No change without proper communication
Effective communication is essential for instigating change in business, according to Farm Family Facilitator Judy Wilkinson.
Ms Wilkinson — a consultant specialising in Sustaining Families in Business — has over fifteen years of experience working with agriculture groups and businesses in communication, succession planning and family business meetings and shared some valuable messages at the recent DairySA Central Conference in Hahndorf.
She has seen the success that healthy relationships can have on management and succession.
“Communication has a major impact in our lives — with family, business and community — and there are many elements required to create effective conversations,” she said.
“These include being clear and honest about what you think and feel, being patient and trying not to get angry, avoiding broad negative statements, and understanding that others opinions and feelings are valuable.”
Delegates were challenged to identify the breakdown of communication, with many surprised that it comprises 7 per cent verbal, 38 per cent vocal and 55 per cent visual.
Ms Wilkinson’s presentation centred around facilitating family business meetings and encouraged delegates to recognise that:
■ Change activates emotions
■ Effective change often requires help with people’s expectations, bringing clarity to the table, and using appropriate communication or language style
■ Listening is a key component of negotiation and mediation
■ It’s important to value ALL participants
■ There is a communication hierarchy which builds increasing trust
■ All participants should be encouraged to share their feelings
She highlighted that conflict is normal, resolution is a skill, disconnection needs to be managed, strategic meetings are crucial to outcomes and that it is important to “Get it Right”.
“It’s important to set clear boundaries between business and family which may include simple approaches such as not discussing farm matters at the dinner table, allocating time ‘off-farm’ and recognising the difference between business and family decisions — as they can all impact on our connectedness and happiness.”
Just remember three simple rules
Delegates at the recent DairySA Central Conference in Hahndorf were given three simple rules to remember when looking at TMR and PMR options, during an in-depth presentation by Laura Tweddle, Consulting Nutritionist from Debenham Australia.
The Rules are:
■ Cows Can’t Read
■ Cows Don’t Lie
■ Cows Love Boring
Ms Tweddle said cows would be happy to eat the same thing five days a week and that sometimes we can overcomplicate the situation.
In essence, she stated if cows are not producing how we want them to, then it’s likely they are not eating what we want them to eat.
“And if you are in doubt, go back to the three simple rules.”

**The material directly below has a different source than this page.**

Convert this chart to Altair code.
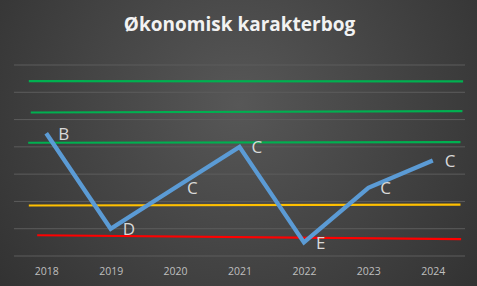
import altair as alt
import pandas as pd

# ---- data ----
years = [2018, 2019, 2020, 2021, 2022, 2023, 2024]
scores = [4.5, 1.0, 2.5, 4.0, 0.5, 2.5, 3.5]
grades = ["B", "D", "C", "C", "E", "C", "C"]

grid_levels = [0, 1, 2, 3, 4, 5, 6, 7]

ref_names = ["g1", "g1", "g2", "g2", "g3", "g3", "y", "y", "r", "r"]
ref_x = [2017.73, 2024.47, 2017.76, 2024.46, 2017.72, 2024.43, 2017.73, 2024.43, 2017.86, 2024.44]
ref_y = [6.41, 6.40, 5.26, 5.31, 4.15, 4.17, 1.85, 1.88, 0.76, 0.62]
ref_colors = {"g1": "#00B050", "g2": "#00B050", "g3": "#00B050", "y": "#FFC000", "r": "#FF0000"}

W, H = 451, 191
PAD = {"left": 14, "top": 65, "right": 12, "bottom": 30}

main = pd.DataFrame({"year": years, "score": scores, "grade": grades})
refs = pd.DataFrame({"name": ref_names, "x": ref_x, "y": ref_y})
grid = pd.DataFrame({"level": grid_levels})

xscale = alt.Scale(domain=[2017.5, 2024.5], nice=False, zero=False)
yscale = alt.Scale(domain=[0, 7], nice=False, zero=False)

bg = alt.Chart(pd.DataFrame({"k": [0]})).mark_rect(
    fill=alt.RadialGradient(
        gradient="radial", x1=0.5, y1=0.42, r1=0.0, x2=0.5, y2=0.42, r2=0.75,
        stops=[alt.GradientStop(offset=0, color="#575757"),
               alt.GradientStop(offset=1, color="#2b2b2b")]),
    clip=False,
).encode(
    x=alt.value(-PAD["left"]), x2=alt.value(W + PAD["right"]),
    y=alt.value(-PAD["top"]), y2=alt.value(H + PAD["bottom"]),
)

gridlines = alt.Chart(grid).mark_rule(color="#5c5c5c", strokeWidth=1).encode(
    y=alt.Y("level:Q", scale=yscale, axis=None),
    x=alt.value(0), x2=alt.value(W),
)

axis_layer = alt.Chart(main).mark_point(opacity=0).encode(
    x=alt.X("year:Q", scale=xscale, title=None,
            axis=alt.Axis(values=years, format="d", grid=False, domain=False, ticks=False,
                          labelColor="#BFBFBF", labelFont="Open Sans", labelFontSize=10.5,
                          labelPadding=10, labelFlush=False, zindex=1)),
    y=alt.Y("score:Q", scale=yscale, axis=None),
)

reflines = alt.Chart(refs).mark_line(strokeWidth=2.2).encode(
    x=alt.X("x:Q", scale=xscale),
    y=alt.Y("y:Q", scale=yscale),
    detail="name:N",
    color=alt.Color("name:N", legend=None,
                    scale=alt.Scale(domain=list(ref_colors.keys()), range=list(ref_colors.values()))),
)

blue = alt.Chart(main).mark_line(color="#5B9BD5", strokeWidth=4.3, strokeJoin="miter").encode(
    x=alt.X("year:Q", scale=xscale),
    y=alt.Y("score:Q", scale=yscale),
)

labels = alt.Chart(main).mark_text(
    align="left", baseline="middle", dx=12, dy=1.5,
    font="Open Sans", fontSize=17, color="#D9D9D9",
).encode(
    x=alt.X("year:Q", scale=xscale),
    y=alt.Y("score:Q", scale=yscale),
    text="grade:N",
)

chart = alt.layer(bg, gridlines, axis_layer, reflines, blue, labels).properties(
    width=W, height=H,
    padding=PAD,
    autosize=alt.AutoSizeParams(type="none"),
    title=alt.TitleParams("Økonomisk karakterbog", font="Open Sans", fontSize=19,
                          fontWeight="bold", color="#F2F2F2", anchor="middle",
                          frame="group", offset=32, dy=PAD["top"] + 2, zindex=1),
).configure(background="#2e2e2e").configure_view(stroke=None)

chart.save("out.html", embed_options={"renderer": "svg", "actions": False})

Ms Tweddle examined the benefits and pitfalls of each of the systems and provided important reminders to help maximise productivity and health through rumen fill management, examining both the advantages and disadvantages of each dairy system.
She explained that there are several considerations to take into account including:
■ Feed Quality & Feed Intake
■ Rumen Fill & Feed Intake
■ Feed Variation & Feed Intake
■ Ration Formulation & Budgeting
■ Understanding which group of cows to formulate the ration for.
The gains in a PMR System included:
■ An attitude towards feed planning and feeding consistency, to maintain production.
■ An ability to feed with greater efficiency and less wastage.
■ An opportunity to maximise production for the lift in system intensity.
The gains in a TMR System included:
■ Increased input level.
■ Increased target production level to match.
■ Reduction of wastage through feeding system.